Much Ado bookshop, Alfriston

Where to buy books

CAMILIAS & MUCH ADO

I couldn’t choose between my two favourite bookshops – Camilla’s in Eastbourne and Much Ado Books in Alfriston. Both have wonderful, generous, fun proprietors… and extraordinary stock. At Camilla’s you will have to dig through piles which are sometimes two or three stacks away from the shelves, while Cate and Nash in Alfriston present a wonderfully curated selection of the best books arranged exquisitely in their beautiful building. I am often missing for hours in one or other bookshop.

Best art trail

BLOOMSBURY IN SUSSEX

From Pallant House Gallery in the west to Jerwood Gallery in the east, the counties of East and West Sussex have some of the best small museums and galleries in the country. In the heart of this is the Bloomsbury in Sussex trail linking Virginia Woolf’s house at Rodmell through Charleston to the wonderful murals at Berwick Church.
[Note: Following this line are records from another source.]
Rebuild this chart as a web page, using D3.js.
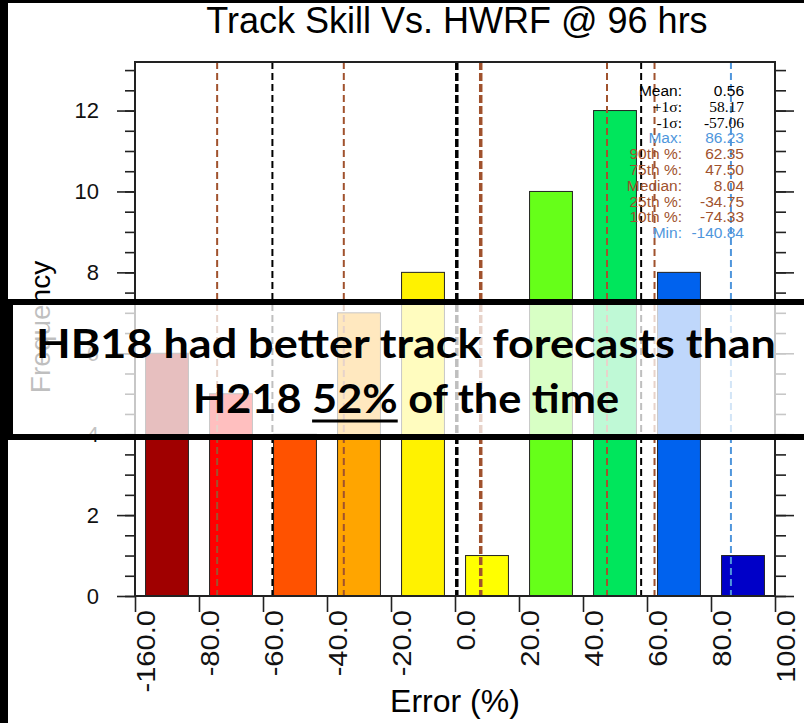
<!DOCTYPE html>
<html>
<head>
<meta charset="utf-8">
<script src="https://cdn.jsdelivr.net/npm/d3@7"></script>
<style>
  body { margin: 0; background: #fff; }
  svg { display: block; }
</style>
</head>
<body>
<div id="chart"></div>
<script>
// histogram bins (the first bin is wider, but drawn at the same width)
var binLabels = ["-160.0", "-80.0", "-60.0", "-40.0", "-20.0", "0.0", "20.0", "40.0", "60.0", "80.0", "100.0"];
var counts = [6, 5, 4, 7, 8, 1, 10, 12, 8, 1];
var barColors = ["#a00000", "#ff0000", "#ff5200", "#ffa500", "#fff200", "#ffff00", "#66ff19", "#00e65c", "#0062ee", "#0000c8"];
var yTicks = [0, 2, 4, 6, 8, 10, 12];

// summary statistics
var statNames = ["Mean:", "+1\u03c3:", "-1\u03c3:", "Max:", "90th %:", "75th %:", "Median:", "25th %:", "10th %:", "Min:"];
var statValues = [0.56, 58.17, -57.06, 86.23, 62.35, 47.50, 8.04, -34.75, -74.33, -140.84];
var statKinds = ["mean", "sigma", "sigma", "ext", "pct", "pct", "median", "pct", "pct", "ext"];

var overlayLines = ["HB18 had better track forecasts than", "H218 52% of the time"];

var W = 804, H = 723;
var margin = {top: 62, right: 29, bottom: 127, left: 135};
var width = W - margin.left - margin.right,
    height = H - margin.top - margin.bottom;

var kindColor = {mean: "#000", sigma: "#000", ext: "#4f96dc", pct: "#a0522d", median: "#a0522d"};
var kindWidth = {mean: 3.5, median: 3.5, sigma: 2, ext: 2, pct: 2};
var kindDash = {mean: "8,3", median: "8,3", sigma: "7,4", ext: "7,4", pct: "7,4"};

var svg = d3.select("#chart").append("svg")
            .attr("width", W)
            .attr("height", H)
            .style("font-family", "'Liberation Sans', Arial, sans-serif");

svg.append("rect").attr("width", W).attr("height", H).attr("fill", "#fff");

var g = svg.append("g")
           .attr("transform", "translate(" + margin.left + "," + margin.top + ")");

var xIdx = d3.scaleLinear().domain([0, 10]).range([0, width]);
// value scale: uniform 20-wide bins from -80 upward
var xVal = d3.scaleLinear().domain([-80, 100]).range([xIdx(1), xIdx(10)]);
var y = d3.scaleLinear().domain([0, 13.2]).range([height, 0]);

g.append("clipPath").attr("id", "plotclip")
 .append("rect").attr("width", width).attr("height", height);

// bars
var bw = (xIdx(1) - xIdx(0)) * 0.67;
g.append("g").selectAll("rect")
 .data(counts)
 .enter().append("rect")
   .attr("x", function(d, i){ return xIdx(i + 0.5) - bw / 2; })
   .attr("y", function(d){ return y(d); })
   .attr("width", bw)
   .attr("height", function(d){ return height - y(d); })
   .attr("fill", function(d, i){ return barColors[i]; })
   .attr("stroke", "#222")
   .attr("stroke-width", 1);

// stat lines
g.append("g").attr("clip-path", "url(#plotclip)")
 .selectAll("line")
 .data(statValues)
 .enter().append("line")
   .attr("x1", function(d){ return xVal(d); })
   .attr("x2", function(d){ return xVal(d); })
   .attr("y1", 0)
   .attr("y2", height)
   .attr("stroke", function(d, i){ return kindColor[statKinds[i]]; })
   .attr("stroke-width", function(d, i){ return kindWidth[statKinds[i]]; })
   .attr("stroke-dasharray", function(d, i){ return kindDash[statKinds[i]]; });

// axes
var yMinor = d3.range(0, 13.2, 0.5);
g.append("g").call(d3.axisLeft(y).tickValues(yMinor).tickSize(10).tickFormat(""));
g.append("g").call(d3.axisLeft(y).tickValues(yTicks).tickSize(18).tickPadding(18).tickFormat(d3.format("d")))
 .selectAll("text").style("font-size", "22px").attr("fill", "#111");
g.append("g").attr("transform", "translate(" + width + ",0)")
 .call(d3.axisRight(y).tickValues(yMinor).tickSize(11).tickFormat(""));
g.append("g").attr("transform", "translate(" + width + ",0)")
 .call(d3.axisRight(y).tickValues(yTicks).tickSize(19).tickFormat(""));

var xaxis = g.append("g").attr("transform", "translate(0," + height + ")")
 .call(d3.axisBottom(xIdx).tickValues(d3.range(11)).tickSize(16)
        .tickFormat(function(d){ return binLabels[d]; }));
xaxis.selectAll("text")
     .attr("x", 0).attr("y", 0).attr("dy", "0.35em")
     .attr("text-anchor", "end")
     .attr("transform", "translate(10,14) rotate(-90) scale(1.12,1)")
     .style("font-size", "26px")
     .attr("fill", "#111");

g.selectAll(".domain").remove();
g.selectAll(".tick line").attr("stroke", "#222").attr("stroke-width", 1.6);

// frame
g.append("rect").attr("width", width).attr("height", height)
 .attr("fill", "none").attr("stroke", "#222").attr("stroke-width", 2);

// stats block
var fmt = d3.format(".2f");
var stats = g.append("g").style("font-size", "15.5px");
statNames.forEach(function(name, i){
  var yy = 34 + i * 15.8;
  var serif = statKinds[i] === "sigma";
  stats.append("text")
       .attr("x", 547).attr("y", yy)
       .attr("text-anchor", "end")
       .attr("fill", kindColor[statKinds[i]])
       .style("font-family", serif ? "'Liberation Serif', serif" : null)
       .text(name);
  stats.append("text")
       .attr("x", 609).attr("y", yy)
       .attr("text-anchor", "end")
       .attr("fill", kindColor[statKinds[i]])
       .style("font-family", serif ? "'Liberation Serif', serif" : null)
       .text(fmt(statValues[i]).replace("\u2212", "-"));
});

// titles
svg.append("text")
   .attr("x", margin.left + width / 2 + 2).attr("y", 33)
   .attr("text-anchor", "middle")
   .style("font-size", "36px")
   .text("Track Skill Vs. HWRF @ 96 hrs");

svg.append("text")
   .attr("x", margin.left + width / 2).attr("y", 712)
   .attr("text-anchor", "middle")
   .style("font-size", "32px")
   .text("Error (%)");

svg.append("text")
   .attr("transform", "translate(50," + 327 + ") rotate(-90)")
   .attr("text-anchor", "middle")
   .style("font-size", "28px")
   .text("Frequency");

// black frame strips
svg.append("rect").attr("x", 0).attr("y", 0).attr("width", 8).attr("height", H).attr("fill", "#000");
svg.append("rect").attr("x", 0).attr("y", 0).attr("width", W).attr("height", 3).attr("fill", "#000");

// overlay box with message
var ov = svg.append("g");
ov.append("rect")
  .attr("x", 10).attr("y", 302)
  .attr("width", W + 20).attr("height", 135)
  .attr("fill", "#fff").attr("fill-opacity", 0.75)
  .attr("stroke", "#000").attr("stroke-width", 6);

var ovText = ov.selectAll("text.msg")
  .data(overlayLines)
  .enter().append("text")
    .attr("class", "msg")
    .attr("x", 406)
    .attr("y", function(d, i){ return 358 + i * 55; })
    .attr("text-anchor", "middle")
    .style("font-family", "Lato, 'Open Sans', sans-serif")
    .style("font-weight", "bold")
    .style("font-size", "41px")
    .attr("textLength", function(d, i){ return i === 0 ? 740 : 426; })
    .attr("lengthAdjust", "spacingAndGlyphs")
    .text(function(d){ return d; });

// underline "52%"
var line2 = ovText.nodes()[1];
var s = overlayLines[1].indexOf("52%");
var a = line2.getExtentOfChar(s), b = line2.getExtentOfChar(s + 2);
ov.append("line")
  .attr("x1", a.x).attr("x2", b.x + b.width)
  .attr("y1", 421).attr("y2", 421)
  .attr("stroke", "#000").attr("stroke-width", 3);
</script>
</body>
</html>
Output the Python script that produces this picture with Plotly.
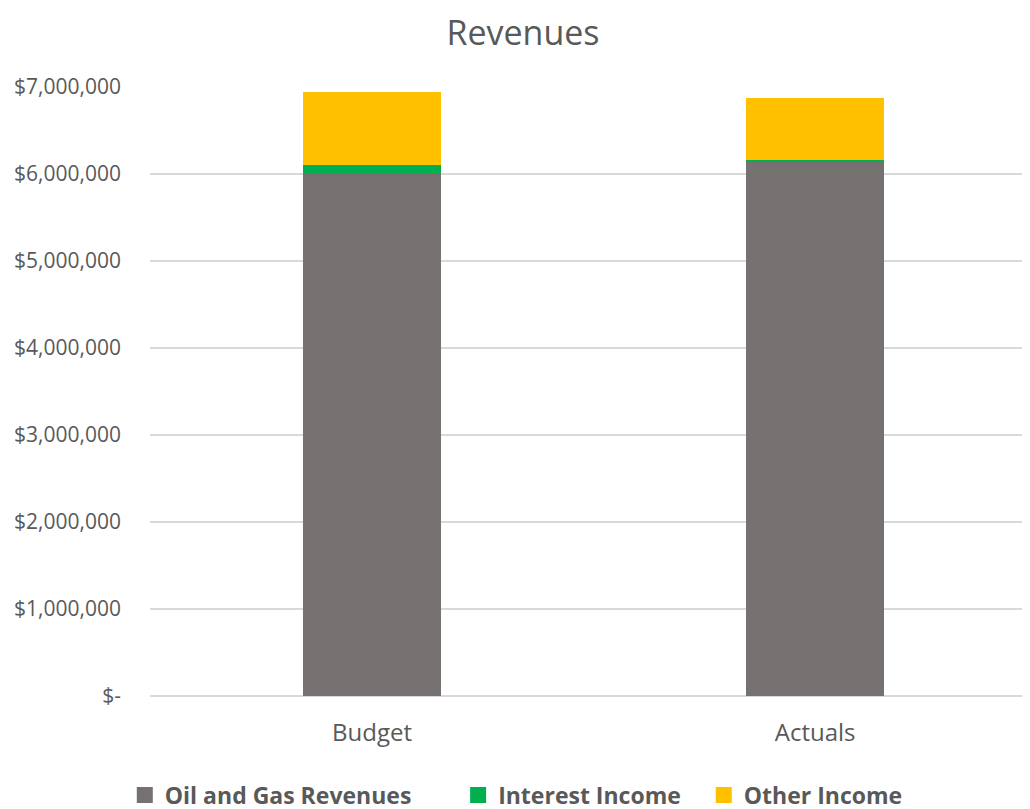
import plotly.graph_objects as go

categories = ["Budget", "Actuals"]
oil_gas = [6005000, 6138000]
interest = [97000, 20000]
other = [840000, 720000]

series_names = ["Oil and Gas Revenues", "Interest Income", "Other Income"]
series_colors = ["#767171", "#00B050", "#FFC000"]
legend_pad = [7, 3, 0]  # non-breaking spaces after each legend label (spacing only)

tick_vals = [0, 1000000, 2000000, 3000000, 4000000, 5000000, 6000000, 7000000]
tick_text = ["$-", "$1,000,000", "$2,000,000", "$3,000,000", "$4,000,000",
             "$5,000,000", "$6,000,000", "$7,000,000"]

fig = go.Figure()
for name, vals, col in zip(series_names, [oil_gas, interest, other], series_colors):
    fig.add_trace(go.Bar(name=name, x=categories, y=vals, showlegend=False,
                         marker=dict(color=col, line=dict(width=0)), width=0.31))
# legend entries with larger square swatches
for name, col, pad in zip(series_names, series_colors, legend_pad):
    fig.add_trace(go.Scatter(name=name + "\u00a0" * pad, x=[categories[0]], y=[None],
                             mode="markers",
                             marker=dict(symbol="square", size=16, color=col),
                             showlegend=True, hoverinfo="skip"))

fig.update_layout(
    barmode="stack",
    width=1030, height=809,
    paper_bgcolor="white", plot_bgcolor="white",
    font=dict(family="Open Sans", color="#595959"),
    title=dict(text="Revenues", x=0.5, xanchor="center", y=0.9691, yanchor="middle",
               font=dict(size=34, color="#595959")),
    margin=dict(l=142, r=0, t=79, b=121),
    xaxis=dict(range=[-0.501, 1.503], showgrid=False, showline=False,
               tickfont=dict(size=24, color="#595959"), ticks="", ticklabelstandoff=20),
    yaxis=dict(range=[0, 7000000], tickvals=tick_vals, ticktext=tick_text,
               showgrid=True, gridcolor="#D9D9D9", gridwidth=1.5, zeroline=True,
               zerolinecolor="#D9D9D9", zerolinewidth=1.5,
               tickfont=dict(size=21, color="#595959"), ticks="", ticklabelstandoff=28),
    legend=dict(orientation="h", x=0.4125, xanchor="center", y=-0.1626, yanchor="middle",
                font=dict(size=23, color="#595959", family="Open Sans", weight="bold"),
                itemwidth=30, traceorder="normal", itemsizing="trace"),
)

fig.write_html("out.html")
With a suite of five new galleries for temporary exhibition, an all-year round auditorium and a new restaurant in converted Barns, Charleston will be transforming in 2018 so it is a great time to be coming back to Bloomsbury in Sussex, or visiting for the first time if you have never quite got round to it.

Painting by Eric Ravilious

Cuckmere Haven by Eric Ravilious, courtesy of the Towner Art Gallery, Eastbourne

Favourite view

CUCKMERE VALLEY

Great artists often change the way we look at the world and once you have seen how Eric Ravilious painted the South Downs of Sussex it is difficult not to see the chalk paths, soft rolling hills and ploughed fields through his eyes. I often walk from my home in Eastbourne up over the hills towards Alfriston, either taking the seaside route over the Seven Sisters or heading inland and winding my way through the hills and forests, catching glimpses of ancient sites like the Long Man of Wilmington or the Littlington White Horse. Either way, it is good to know that every few minutes the number 12 bus from Brighton to Eastbourne can take my tired legs home. If I had to choose one view then I would have to succumb to cliché and the snaking river of Cuckmere Haven. It is usually even more stunning than Ravilious’ famous representation.